- [Aim of the exercise]:
Without the pictures, print the lines running from the beginning of the material to the line containing "c3_median = [1.4, 1.2, 1.35]", both ends included.
>> Start Collected material
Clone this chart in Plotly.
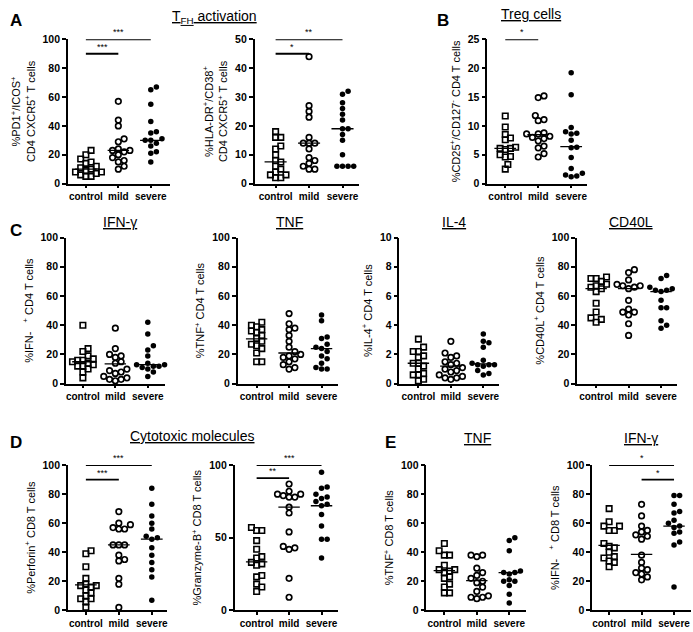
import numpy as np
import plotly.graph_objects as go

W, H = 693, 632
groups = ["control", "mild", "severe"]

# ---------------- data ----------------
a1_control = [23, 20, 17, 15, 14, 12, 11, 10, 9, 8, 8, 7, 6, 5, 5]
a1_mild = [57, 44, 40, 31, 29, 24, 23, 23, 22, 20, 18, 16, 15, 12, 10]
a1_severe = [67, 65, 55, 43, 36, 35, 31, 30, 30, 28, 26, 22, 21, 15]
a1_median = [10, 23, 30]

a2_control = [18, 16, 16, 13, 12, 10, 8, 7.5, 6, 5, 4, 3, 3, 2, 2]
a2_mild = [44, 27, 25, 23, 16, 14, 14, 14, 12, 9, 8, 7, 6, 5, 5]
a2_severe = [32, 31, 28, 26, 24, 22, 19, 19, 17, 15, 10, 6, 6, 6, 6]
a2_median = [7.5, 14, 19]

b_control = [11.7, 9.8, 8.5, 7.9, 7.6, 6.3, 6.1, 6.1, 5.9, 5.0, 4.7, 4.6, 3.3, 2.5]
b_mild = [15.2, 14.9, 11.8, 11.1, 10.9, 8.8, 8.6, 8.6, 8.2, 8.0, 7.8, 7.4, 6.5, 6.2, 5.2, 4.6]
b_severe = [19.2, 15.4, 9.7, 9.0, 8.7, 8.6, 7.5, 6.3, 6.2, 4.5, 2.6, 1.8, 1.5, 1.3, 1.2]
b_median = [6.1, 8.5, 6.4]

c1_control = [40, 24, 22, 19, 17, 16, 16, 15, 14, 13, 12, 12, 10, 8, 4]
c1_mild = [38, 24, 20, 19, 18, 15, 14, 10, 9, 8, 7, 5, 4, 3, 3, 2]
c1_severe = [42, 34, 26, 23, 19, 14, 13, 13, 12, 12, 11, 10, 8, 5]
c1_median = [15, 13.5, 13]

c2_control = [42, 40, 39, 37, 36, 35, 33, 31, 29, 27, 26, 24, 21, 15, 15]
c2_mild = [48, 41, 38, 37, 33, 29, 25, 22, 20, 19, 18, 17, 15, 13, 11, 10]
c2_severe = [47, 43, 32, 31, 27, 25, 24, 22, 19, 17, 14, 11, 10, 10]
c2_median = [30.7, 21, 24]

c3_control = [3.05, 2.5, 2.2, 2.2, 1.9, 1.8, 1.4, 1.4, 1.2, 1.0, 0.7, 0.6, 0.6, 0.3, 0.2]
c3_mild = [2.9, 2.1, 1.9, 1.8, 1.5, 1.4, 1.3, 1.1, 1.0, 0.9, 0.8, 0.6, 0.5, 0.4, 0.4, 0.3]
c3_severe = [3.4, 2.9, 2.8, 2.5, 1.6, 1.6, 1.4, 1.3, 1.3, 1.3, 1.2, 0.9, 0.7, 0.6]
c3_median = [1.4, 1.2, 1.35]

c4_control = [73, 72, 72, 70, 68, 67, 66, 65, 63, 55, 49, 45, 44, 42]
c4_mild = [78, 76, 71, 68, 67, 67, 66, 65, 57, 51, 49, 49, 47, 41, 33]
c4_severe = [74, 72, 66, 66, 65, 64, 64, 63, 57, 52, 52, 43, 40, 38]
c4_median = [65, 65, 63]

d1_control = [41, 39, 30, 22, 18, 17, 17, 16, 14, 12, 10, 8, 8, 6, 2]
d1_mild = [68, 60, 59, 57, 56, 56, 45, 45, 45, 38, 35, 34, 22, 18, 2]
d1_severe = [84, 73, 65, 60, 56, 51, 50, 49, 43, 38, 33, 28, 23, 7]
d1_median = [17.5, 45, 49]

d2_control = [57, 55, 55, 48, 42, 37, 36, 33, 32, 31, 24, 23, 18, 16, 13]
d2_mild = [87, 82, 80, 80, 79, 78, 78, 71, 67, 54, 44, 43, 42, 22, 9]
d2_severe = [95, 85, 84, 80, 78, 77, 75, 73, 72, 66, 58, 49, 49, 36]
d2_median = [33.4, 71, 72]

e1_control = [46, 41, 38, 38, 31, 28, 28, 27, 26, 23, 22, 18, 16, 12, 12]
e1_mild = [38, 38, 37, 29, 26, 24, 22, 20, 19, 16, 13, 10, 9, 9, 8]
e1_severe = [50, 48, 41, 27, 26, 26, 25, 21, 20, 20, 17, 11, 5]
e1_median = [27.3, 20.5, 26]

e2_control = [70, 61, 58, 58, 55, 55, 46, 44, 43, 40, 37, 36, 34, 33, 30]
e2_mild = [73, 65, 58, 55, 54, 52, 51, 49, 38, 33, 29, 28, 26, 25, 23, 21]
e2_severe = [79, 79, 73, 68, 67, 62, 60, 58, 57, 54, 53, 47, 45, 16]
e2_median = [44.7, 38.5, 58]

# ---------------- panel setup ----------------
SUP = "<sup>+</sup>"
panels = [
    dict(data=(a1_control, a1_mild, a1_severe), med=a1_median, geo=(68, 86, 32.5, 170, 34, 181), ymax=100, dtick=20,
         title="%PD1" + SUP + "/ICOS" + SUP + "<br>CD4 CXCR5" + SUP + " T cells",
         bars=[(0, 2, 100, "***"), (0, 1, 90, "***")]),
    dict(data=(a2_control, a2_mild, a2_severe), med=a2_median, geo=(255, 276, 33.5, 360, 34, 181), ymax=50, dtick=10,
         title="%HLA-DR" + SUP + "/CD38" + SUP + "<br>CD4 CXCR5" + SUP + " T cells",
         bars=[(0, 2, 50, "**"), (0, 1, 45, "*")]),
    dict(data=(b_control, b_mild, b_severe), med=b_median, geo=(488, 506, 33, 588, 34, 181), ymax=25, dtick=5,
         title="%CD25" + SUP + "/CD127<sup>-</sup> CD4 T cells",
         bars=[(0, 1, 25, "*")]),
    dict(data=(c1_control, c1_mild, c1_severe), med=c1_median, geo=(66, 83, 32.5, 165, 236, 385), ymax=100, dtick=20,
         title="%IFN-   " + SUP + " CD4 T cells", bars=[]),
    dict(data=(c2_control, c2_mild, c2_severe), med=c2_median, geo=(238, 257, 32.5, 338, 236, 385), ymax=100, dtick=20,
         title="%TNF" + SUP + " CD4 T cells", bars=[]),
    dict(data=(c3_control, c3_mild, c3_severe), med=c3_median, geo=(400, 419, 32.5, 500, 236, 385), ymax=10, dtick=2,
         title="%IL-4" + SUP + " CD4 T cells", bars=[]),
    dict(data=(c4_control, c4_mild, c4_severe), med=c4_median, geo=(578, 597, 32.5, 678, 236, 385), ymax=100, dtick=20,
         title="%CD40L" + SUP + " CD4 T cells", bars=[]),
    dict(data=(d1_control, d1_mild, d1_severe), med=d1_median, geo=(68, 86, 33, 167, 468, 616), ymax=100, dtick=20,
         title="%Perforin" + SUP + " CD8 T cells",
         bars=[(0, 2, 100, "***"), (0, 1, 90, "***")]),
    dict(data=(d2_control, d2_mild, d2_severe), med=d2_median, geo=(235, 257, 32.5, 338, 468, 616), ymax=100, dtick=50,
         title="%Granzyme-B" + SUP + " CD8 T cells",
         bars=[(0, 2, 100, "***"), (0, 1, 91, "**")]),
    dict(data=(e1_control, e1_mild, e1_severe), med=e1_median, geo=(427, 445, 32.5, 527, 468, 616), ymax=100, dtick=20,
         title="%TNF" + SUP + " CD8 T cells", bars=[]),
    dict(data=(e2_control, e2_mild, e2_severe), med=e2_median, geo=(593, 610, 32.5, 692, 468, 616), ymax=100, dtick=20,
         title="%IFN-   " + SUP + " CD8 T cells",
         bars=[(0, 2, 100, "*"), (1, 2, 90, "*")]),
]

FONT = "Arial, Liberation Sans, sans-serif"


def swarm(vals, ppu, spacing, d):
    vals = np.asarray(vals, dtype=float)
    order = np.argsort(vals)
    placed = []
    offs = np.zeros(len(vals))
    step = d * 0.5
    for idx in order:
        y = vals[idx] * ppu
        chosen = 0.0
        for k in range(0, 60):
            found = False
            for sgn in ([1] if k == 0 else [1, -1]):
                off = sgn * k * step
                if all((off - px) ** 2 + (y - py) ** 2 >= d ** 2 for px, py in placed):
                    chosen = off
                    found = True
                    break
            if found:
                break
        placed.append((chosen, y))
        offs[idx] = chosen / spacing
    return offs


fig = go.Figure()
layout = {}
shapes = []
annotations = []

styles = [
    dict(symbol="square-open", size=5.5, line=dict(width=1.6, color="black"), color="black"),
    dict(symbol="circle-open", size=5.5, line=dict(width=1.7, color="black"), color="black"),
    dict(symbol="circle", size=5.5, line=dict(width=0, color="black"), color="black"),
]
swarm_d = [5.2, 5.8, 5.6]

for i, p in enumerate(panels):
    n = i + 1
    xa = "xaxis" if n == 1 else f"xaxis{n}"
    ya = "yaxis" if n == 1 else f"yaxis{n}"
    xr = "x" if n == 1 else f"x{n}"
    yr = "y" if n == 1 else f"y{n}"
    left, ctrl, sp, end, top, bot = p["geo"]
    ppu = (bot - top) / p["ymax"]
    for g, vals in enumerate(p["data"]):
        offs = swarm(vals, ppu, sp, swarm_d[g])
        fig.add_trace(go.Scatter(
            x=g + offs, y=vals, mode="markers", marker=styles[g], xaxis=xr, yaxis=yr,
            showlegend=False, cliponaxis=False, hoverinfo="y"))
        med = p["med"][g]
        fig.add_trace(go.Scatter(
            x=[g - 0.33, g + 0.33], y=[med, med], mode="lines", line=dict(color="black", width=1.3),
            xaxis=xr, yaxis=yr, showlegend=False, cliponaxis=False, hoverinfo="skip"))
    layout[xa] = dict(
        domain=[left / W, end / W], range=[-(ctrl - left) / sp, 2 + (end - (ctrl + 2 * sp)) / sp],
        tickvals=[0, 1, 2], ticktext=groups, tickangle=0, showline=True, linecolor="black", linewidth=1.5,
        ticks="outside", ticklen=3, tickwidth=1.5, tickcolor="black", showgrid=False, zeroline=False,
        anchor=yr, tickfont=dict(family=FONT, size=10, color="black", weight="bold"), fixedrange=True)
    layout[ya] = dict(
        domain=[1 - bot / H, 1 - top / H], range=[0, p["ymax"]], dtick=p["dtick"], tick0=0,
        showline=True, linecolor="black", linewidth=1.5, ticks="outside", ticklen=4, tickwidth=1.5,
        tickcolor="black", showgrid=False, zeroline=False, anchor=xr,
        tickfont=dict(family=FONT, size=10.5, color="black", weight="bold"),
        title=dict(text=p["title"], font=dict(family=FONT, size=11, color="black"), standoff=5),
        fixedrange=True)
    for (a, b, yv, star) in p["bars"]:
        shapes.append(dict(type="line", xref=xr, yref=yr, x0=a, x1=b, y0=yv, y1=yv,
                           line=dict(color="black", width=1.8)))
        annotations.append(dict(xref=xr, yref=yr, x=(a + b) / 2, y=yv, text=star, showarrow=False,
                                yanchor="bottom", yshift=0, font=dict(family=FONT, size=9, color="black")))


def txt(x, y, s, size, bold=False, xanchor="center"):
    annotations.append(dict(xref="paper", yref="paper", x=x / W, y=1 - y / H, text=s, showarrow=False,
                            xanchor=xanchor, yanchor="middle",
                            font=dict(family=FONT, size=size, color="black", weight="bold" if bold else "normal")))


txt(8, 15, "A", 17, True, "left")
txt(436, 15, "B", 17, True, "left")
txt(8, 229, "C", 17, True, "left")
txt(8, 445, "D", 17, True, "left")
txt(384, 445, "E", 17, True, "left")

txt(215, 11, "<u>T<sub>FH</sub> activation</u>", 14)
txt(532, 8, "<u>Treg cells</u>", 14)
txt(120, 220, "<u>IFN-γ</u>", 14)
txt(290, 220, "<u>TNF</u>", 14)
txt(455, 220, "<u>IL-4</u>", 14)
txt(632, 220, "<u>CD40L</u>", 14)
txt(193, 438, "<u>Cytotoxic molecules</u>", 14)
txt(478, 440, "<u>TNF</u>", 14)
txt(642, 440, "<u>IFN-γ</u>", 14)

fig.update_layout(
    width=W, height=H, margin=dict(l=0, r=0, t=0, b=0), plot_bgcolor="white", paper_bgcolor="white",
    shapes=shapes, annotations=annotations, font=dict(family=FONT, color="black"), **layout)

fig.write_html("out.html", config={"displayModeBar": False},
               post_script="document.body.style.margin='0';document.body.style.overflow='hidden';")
>> End Collected material
- [Solution to this problem]:
Clone this chart in Plotly.
import numpy as np
import plotly.graph_objects as go

W, H = 693, 632
groups = ["control", "mild", "severe"]

# ---------------- data ----------------
a1_control = [23, 20, 17, 15, 14, 12, 11, 10, 9, 8, 8, 7, 6, 5, 5]
a1_mild = [57, 44, 40, 31, 29, 24, 23, 23, 22, 20, 18, 16, 15, 12, 10]
a1_severe = [67, 65, 55, 43, 36, 35, 31, 30, 30, 28, 26, 22, 21, 15]
a1_median = [10, 23, 30]

a2_control = [18, 16, 16, 13, 12, 10, 8, 7.5, 6, 5, 4, 3, 3, 2, 2]
a2_mild = [44, 27, 25, 23, 16, 14, 14, 14, 12, 9, 8, 7, 6, 5, 5]
a2_severe = [32, 31, 28, 26, 24, 22, 19, 19, 17, 15, 10, 6, 6, 6, 6]
a2_median = [7.5, 14, 19]

b_control = [11.7, 9.8, 8.5, 7.9, 7.6, 6.3, 6.1, 6.1, 5.9, 5.0, 4.7, 4.6, 3.3, 2.5]
b_mild = [15.2, 14.9, 11.8, 11.1, 10.9, 8.8, 8.6, 8.6, 8.2, 8.0, 7.8, 7.4, 6.5, 6.2, 5.2, 4.6]
b_severe = [19.2, 15.4, 9.7, 9.0, 8.7, 8.6, 7.5, 6.3, 6.2, 4.5, 2.6, 1.8, 1.5, 1.3, 1.2]
b_median = [6.1, 8.5, 6.4]

c1_control = [40, 24, 22, 19, 17, 16, 16, 15, 14, 13, 12, 12, 10, 8, 4]
c1_mild = [38, 24, 20, 19, 18, 15, 14, 10, 9, 8, 7, 5, 4, 3, 3, 2]
c1_severe = [42, 34, 26, 23, 19, 14, 13, 13, 12, 12, 11, 10, 8, 5]
c1_median = [15, 13.5, 13]

c2_control = [42, 40, 39, 37, 36, 35, 33, 31, 29, 27, 26, 24, 21, 15, 15]
c2_mild = [48, 41, 38, 37, 33, 29, 25, 22, 20, 19, 18, 17, 15, 13, 11, 10]
c2_severe = [47, 43, 32, 31, 27, 25, 24, 22, 19, 17, 14, 11, 10, 10]
c2_median = [30.7, 21, 24]

c3_control = [3.05, 2.5, 2.2, 2.2, 1.9, 1.8, 1.4, 1.4, 1.2, 1.0, 0.7, 0.6, 0.6, 0.3, 0.2]
c3_mild = [2.9, 2.1, 1.9, 1.8, 1.5, 1.4, 1.3, 1.1, 1.0, 0.9, 0.8, 0.6, 0.5, 0.4, 0.4, 0.3]
c3_severe = [3.4, 2.9, 2.8, 2.5, 1.6, 1.6, 1.4, 1.3, 1.3, 1.3, 1.2, 0.9, 0.7, 0.6]
c3_median = [1.4, 1.2, 1.35]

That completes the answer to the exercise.